In a letter to residents in its July newsletter, AAM executives pointed to recent dissension between some residents and the HOA board and management company as a reason for its decision.

But AAM will no longer provide onsite management. As a result, it is expected that some services, such as pool maintenance, will not be done until a new management company is hired. The HOA board plans to change the locks at the community office on Friday.

A search committee has conducted due diligence on 12 management companies, which have a Friday deadline to submit their bids to take over at The Villages. The committee will respond with counterproposals.

Among the candidates are firms already managing other HOA communities in Maricopa.

At tonight’s meeting, the board also plans to suspend all standing committees except for the architectural review committee until a new management company is hired and “board action is taken to resume committee activity,” according to the agenda.

That action would leave the board unable to authorize emergency action to handle flooding, for example, some residents say.

There has been growing unrest in the development in recent months as some residents started questioning things that were being done without board approval.

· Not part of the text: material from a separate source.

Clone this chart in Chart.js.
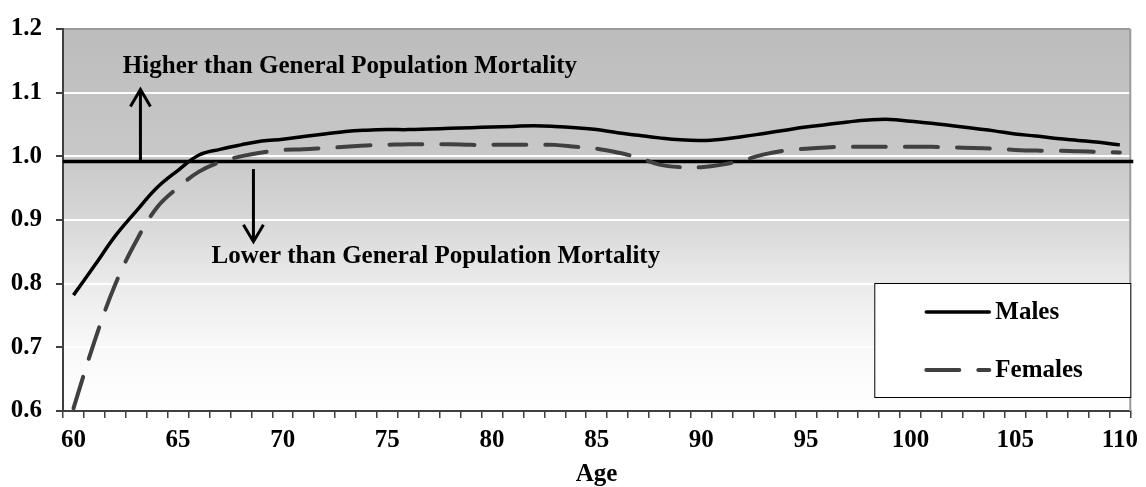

“AAM got way too comfortable and didn’t feel like it had to work as hard,” said the resident close to the situation, who asked not to be named. “And the Villages got way too comfortable with AAM.”

There was not enough oversight, this person said: “People started questioning things happening without being approved. That’s where things started to spiral out of control. Other things were not being taken care of. When people started looking into things further, they were told, it’s none of your business.”

Some of those questions were being asked within the HOA board, the source said.

Residents of The Villages, which has nearly 2,000 homes, pay $285 quarterly dues. The HOA has about $2.5 million in reserves.

AAM’s exit came after InMaricopa.com reported on two controversies in the community involving residents, the board and AAM.

Bryan Ott, a veteran and new Villages resident, shared his account of a June 17 run-in with AAM manager Diane Zavala at the community clubhouse office. According to Ott, Zavala grabbed his cellphone and refused to give it back. Police were summoned to the clubhouse – twice – on a report of a threatening man but no charges were filed in the incident. Ott called the incident “appalling.”

Earlier, Heather Walter shared her family’s experience of being locked out of the community’s pools because she and her husband work on the frontlines of the coronavirus pandemic at a Phoenix-area hospital. AAM subsequently lifted a health screening requirement for residents from the HOA’s “Reopening Plan” so that amenities could be used if a Waiver and Release of Liability form was signed.

AAM declined to comment on both stories when they were published.